Between 1967 and 1969, Gilardi stopped working on his famous Tappeti-Natura and also on his object-based approach to art. This was in line with the processes of dematerialisation of the work and of a criticism of the capitalist system, which were at the heart of much of the work being carried out by many artists in those years. From 1969, and for a long time after that, Gilardi worked mainly on his militant theoreticalpolitical activities, which at the time were the only ones that fully reflected his thoughts. In the late Sixties, Piero Gilardi moved away from the world of official art and worked on the only form of theoretical-political activity that reflected his thoughts at the time: the need to express the idea of an aesthetic action capable of entering real life without petering out in the field of art. In the 1970s, he was involved in social and political activities, creating cultural exchanges and events while his role as a political activist and militant came to the fore. Taking inspiration from the historic avant-gardes, the Turin-born artist concentrated on creating posters and masks for street protests. These were monumental but also satirical works, and they were loved by the people, for they transformed aggressiveness and anger into pride and cheerfulness. Sometimes, the street protests became popular festivals, and the streets — normally controlled by capitalistic regime — were temporarily taken over and transformed into autonomous free zones, where everyone had the right to express themselves. This led to the carnivalisation of the world that, for Gilardi — as also for the Russian philosopher and literary critic Mikhail Bakhtin — was an essential means for desecrating and overturning the temples of culture and consumption, as well as roles and social attributions.

In the 1980s, Piero Gilardi sensed that the collective and participatory aspect of the new technologies that were being developed could bring out the potential of his aesthetic devices. This led him to open a new chapter in his artistic career: one that he himself referred to as New Media Art. New technologies helped amplify the concepts he had been working on ever since he had first started. Relationships, participation and multisensory perception are his instruments for investigating the themes that have always been at the heart of his artistic research, and particularly that of the relationship between nature and scientific and technological progress.

From the end of the 1980s, anticipating the issues that were soon to take over the debate about the technological information society, Gilardi’s theoretical works and installations tackled the most controversial themes of the information age.

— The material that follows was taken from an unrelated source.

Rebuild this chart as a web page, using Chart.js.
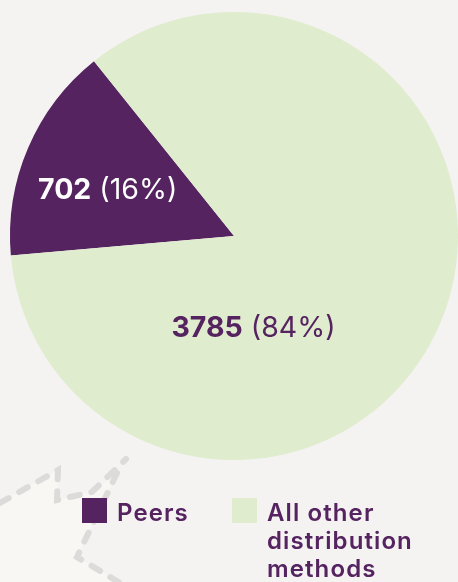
<!DOCTYPE html>
<html>
<head>
<meta charset="utf-8">
<script src="https://cdn.jsdelivr.net/npm/chart.js@4"></script>
<style>
  html, body { margin: 0; padding: 0; background: #f4f3f2; }
  #wrap { width: 458px; height: 582px; position: relative; overflow: hidden; }
</style>
</head>
<body>
<div id="wrap"><canvas id="chart-pie"></canvas></div>
<script>
  // data
  const labels = ["Peers", ["All other", "distribution", "methods"]];
  const values = [702, 3785];
  const colors = ["#55235f", "#e0ecce"];
  const labelColors = ["#ffffff", "#55235f"];

  const FONT = "Inter, 'Noto Sans', sans-serif";
  const total = values.reduce((a, b) => a + b, 0);

  // декоративный фон с пунктиром слева снизу
  const decoPlugin = {
    id: "deco",
    beforeDatasetsDraw(chart) {
      const c = chart.ctx;
      c.save();
      c.fillStyle = "#f9f7f3";
      c.beginPath();
      c.moveTo(0, 503);
      c.lineTo(58, 470);
      c.lineTo(57, 500);
      c.lineTo(92, 492);
      c.lineTo(118, 472);
      c.lineTo(77, 557);
      c.lineTo(125, 586);
      c.lineTo(0, 586);
      c.closePath();
      c.fill();

      c.strokeStyle = "#dcdbd9";
      c.lineWidth = 6;
      c.lineCap = "round";
      c.setLineDash([10, 12]);
      c.beginPath();
      c.moveTo(0, 503);
      c.lineTo(58, 470);
      c.lineTo(57, 500);
      c.lineTo(92, 492);
      c.lineTo(126, 459);
      c.stroke();
      c.beginPath();
      c.moveTo(117, 473);
      c.lineTo(77, 557);
      c.lineTo(125, 586);
      c.stroke();
      c.restore();
    },
  };

  // подписи значений на секторах
  const valueLabels = {
    id: "valueLabels",
    afterDatasetsDraw(chart, args, opts) {
      const c = chart.ctx;
      const meta = chart.getDatasetMeta(0);
      meta.data.forEach((arc, i) => {
        const a = (opts.anchors[i].angle * Math.PI) / 180;
        const r = arc.outerRadius * opts.anchors[i].r;
        const x = arc.x + Math.cos(a) * r;
        const y = arc.y + Math.sin(a) * r;
        const num = String(values[i]);
        const pct = " (" + Math.round((values[i] / total) * 100) + "%)";
        c.save();
        c.fillStyle = labelColors[i];
        c.textBaseline = "middle";
        c.font = `700 ${opts.size}px ${FONT}`;
        const w1 = c.measureText(num).width;
        c.font = `400 ${opts.size}px ${FONT}`;
        const w2 = c.measureText(pct).width;
        let sx = x - (w1 + w2) / 2;
        c.font = `700 ${opts.size}px ${FONT}`;
        c.fillText(num, sx, y);
        c.font = `400 ${opts.size}px ${FONT}`;
        c.fillText(pct, sx + w1, y);
        c.restore();
      });
    },
  };

  // легенда внизу
  const legendPlugin = {
    id: "bottomLegend",
    afterDraw(chart, args, opts) {
      const c = chart.ctx;
      c.save();
      chart.data.labels.forEach((lab, i) => {
        const it = opts.items[i];
        c.fillStyle = colors[i];
        c.fillRect(it.x, opts.top, opts.box, opts.box);
        c.fillStyle = "#55235f";
        c.font = `600 ${opts.size}px ${FONT}`;
        c.letterSpacing = opts.spacing + "px";
        c.textBaseline = "alphabetic";
        const lines = Array.isArray(lab) ? lab : [lab];
        lines.forEach((ln, j) => {
          c.fillText(ln, it.x + opts.box + opts.gap, opts.baseline + j * opts.lineHeight);
        });
      });
      c.restore();
    },
  };

  const ctx = document.getElementById("chart-pie").getContext("2d");

  new Chart(ctx, {
    type: "pie",
    data: {
      labels: labels,
      datasets: [
        {
          data: values,
          backgroundColor: colors,
          borderWidth: 0,
          hoverOffset: 0,
        },
      ],
    },
    options: {
      responsive: true,
      maintainAspectRatio: false,
      animation: false,
      rotation: 265,
      layout: {
        padding: { top: 12, left: 10, right: 0, bottom: 122 },
      },
      plugins: {
        legend: { display: false },
        tooltip: { enabled: false },
        valueLabels: {
          size: 28.5,
          anchors: [
            { angle: 200, r: 0.6 },
            { angle: 78, r: 0.42 },
          ],
        },
        bottomLegend: {
          top: 498,
          box: 25,
          gap: 10,
          baseline: 521,
          lineHeight: 28,
          size: 24,
          spacing: 1.1,
          items: [{ x: 82 }, { x: 232 }],
        },
      },
    },
    plugins: [decoPlugin, valueLabels, legendPlugin],
  });
</script>
</body>
</html>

Always presented as playful experiences, his works deal with virtual reality and interactivity, with the relationship between man and machine, and with the pervasiveness of the media and the consequences for direct democracy and social control. They adopt a vision in which relationships between individuals emerge in the form of a new collective, multiple Self, in favour of a new, more equitable ecological conscience and greater social justice.

Right from his debut in the Sixties, Gilardi distinguished himself from his generation as the person to turn to for knowledge about artists and international currents, for he travelled around Europe and the United. He started working with various art magazines — including the Italian Flash Art, the American Arts Magazine, the Swedish Konstrevy and the French Robho — which published not only his news articles but also his critical and theoretical reflections on the transition of society from the industrial to the post-industrial age. At the end of the Sixties, he was also a consultant to international curators such as Harald Szeemann and Wim Beeren for exhibition projects that made history, like the “When Attitudes Become Form” (Kunsthalle, Bern, 1969) and “Op Losse Schroeven” exhibitions (Stedelijk Museum, Amsterdam, 1969).

He continued this activity also in later years, but with less reference to the world of art and more of an opening up to the political, militant dimension, and with theoretical reflections on environmental sustainability, biopolitics and the consequences of technological development.

The Park of Living Art (PAV) built in 2008, is his most recent artistic and cultural project: a collective work consisting of a large park in the suburbs of Turin, where artists are invited to create site-specific installations, and which has ecological awareness, aesthetic education and social inclusion at the heart of its activities.